= Given problem =
Omit every picture and return the rest of the data unaltered.

= Material provided =
===

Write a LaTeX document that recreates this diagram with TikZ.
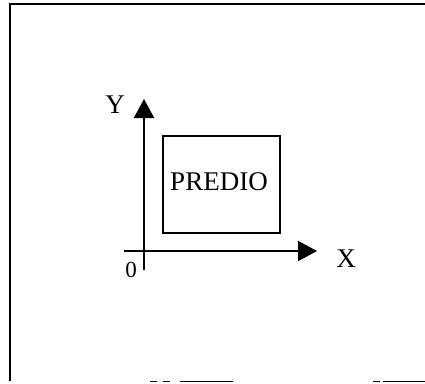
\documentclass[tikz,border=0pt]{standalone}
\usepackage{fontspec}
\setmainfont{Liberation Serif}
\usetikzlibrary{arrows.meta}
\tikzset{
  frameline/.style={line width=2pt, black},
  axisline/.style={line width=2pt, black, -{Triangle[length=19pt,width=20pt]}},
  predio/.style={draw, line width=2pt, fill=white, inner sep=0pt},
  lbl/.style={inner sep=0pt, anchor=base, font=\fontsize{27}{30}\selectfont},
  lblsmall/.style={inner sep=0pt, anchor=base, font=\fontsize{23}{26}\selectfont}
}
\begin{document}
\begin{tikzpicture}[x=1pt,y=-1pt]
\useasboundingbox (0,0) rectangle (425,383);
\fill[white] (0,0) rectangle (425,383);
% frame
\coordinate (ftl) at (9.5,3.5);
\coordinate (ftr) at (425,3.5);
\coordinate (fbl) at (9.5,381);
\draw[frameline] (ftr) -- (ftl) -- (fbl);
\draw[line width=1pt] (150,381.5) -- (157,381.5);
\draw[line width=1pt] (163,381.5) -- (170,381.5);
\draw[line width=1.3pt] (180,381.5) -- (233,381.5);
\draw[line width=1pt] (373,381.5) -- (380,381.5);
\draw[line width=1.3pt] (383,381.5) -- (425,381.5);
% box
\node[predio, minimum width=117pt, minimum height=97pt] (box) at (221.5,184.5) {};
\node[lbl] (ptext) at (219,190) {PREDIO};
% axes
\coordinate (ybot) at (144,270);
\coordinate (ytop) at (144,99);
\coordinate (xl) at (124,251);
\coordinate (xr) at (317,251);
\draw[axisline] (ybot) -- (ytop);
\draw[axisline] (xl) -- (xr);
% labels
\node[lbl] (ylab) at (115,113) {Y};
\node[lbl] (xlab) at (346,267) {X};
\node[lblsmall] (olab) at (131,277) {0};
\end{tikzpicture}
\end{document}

===

= The completed task =
Write a LaTeX document that recreates this diagram with TikZ.
\documentclass[tikz,border=0pt]{standalone}
\usepackage{fontspec}
\setmainfont{Liberation Serif}
\usetikzlibrary{arrows.meta}
\tikzset{
  frameline/.style={line width=2pt, black},
  axisline/.style={line width=2pt, black, -{Triangle[length=19pt,width=20pt]}},
  predio/.style={draw, line width=2pt, fill=white, inner sep=0pt},
  lbl/.style={inner sep=0pt, anchor=base, font=\fontsize{27}{30}\selectfont},
  lblsmall/.style={inner sep=0pt, anchor=base, font=\fontsize{23}{26}\selectfont}
}
\begin{document}
\begin{tikzpicture}[x=1pt,y=-1pt]
\useasboundingbox (0,0) rectangle (425,383);
\fill[white] (0,0) rectangle (425,383);
% frame
\coordinate (ftl) at (9.5,3.5);
\coordinate (ftr) at (425,3.5);
\coordinate (fbl) at (9.5,381);
\draw[frameline] (ftr) -- (ftl) -- (fbl);
\draw[line width=1pt] (150,381.5) -- (157,381.5);
\draw[line width=1pt] (163,381.5) -- (170,381.5);
\draw[line width=1.3pt] (180,381.5) -- (233,381.5);
\draw[line width=1pt] (373,381.5) -- (380,381.5);
\draw[line width=1.3pt] (383,381.5) -- (425,381.5);
% box
\node[predio, minimum width=117pt, minimum height=97pt] (box) at (221.5,184.5) {};
\node[lbl] (ptext) at (219,190) {PREDIO};
% axes
\coordinate (ybot) at (144,270);
\coordinate (ytop) at (144,99);
\coordinate (xl) at (124,251);
\coordinate (xr) at (317,251);
\draw[axisline] (ybot) -- (ytop);
\draw[axisline] (xl) -- (xr);
% labels
\node[lbl] (ylab) at (115,113) {Y};
\node[lbl] (xlab) at (346,267) {X};
\node[lblsmall] (olab) at (131,277) {0};
\end{tikzpicture}
\end{document}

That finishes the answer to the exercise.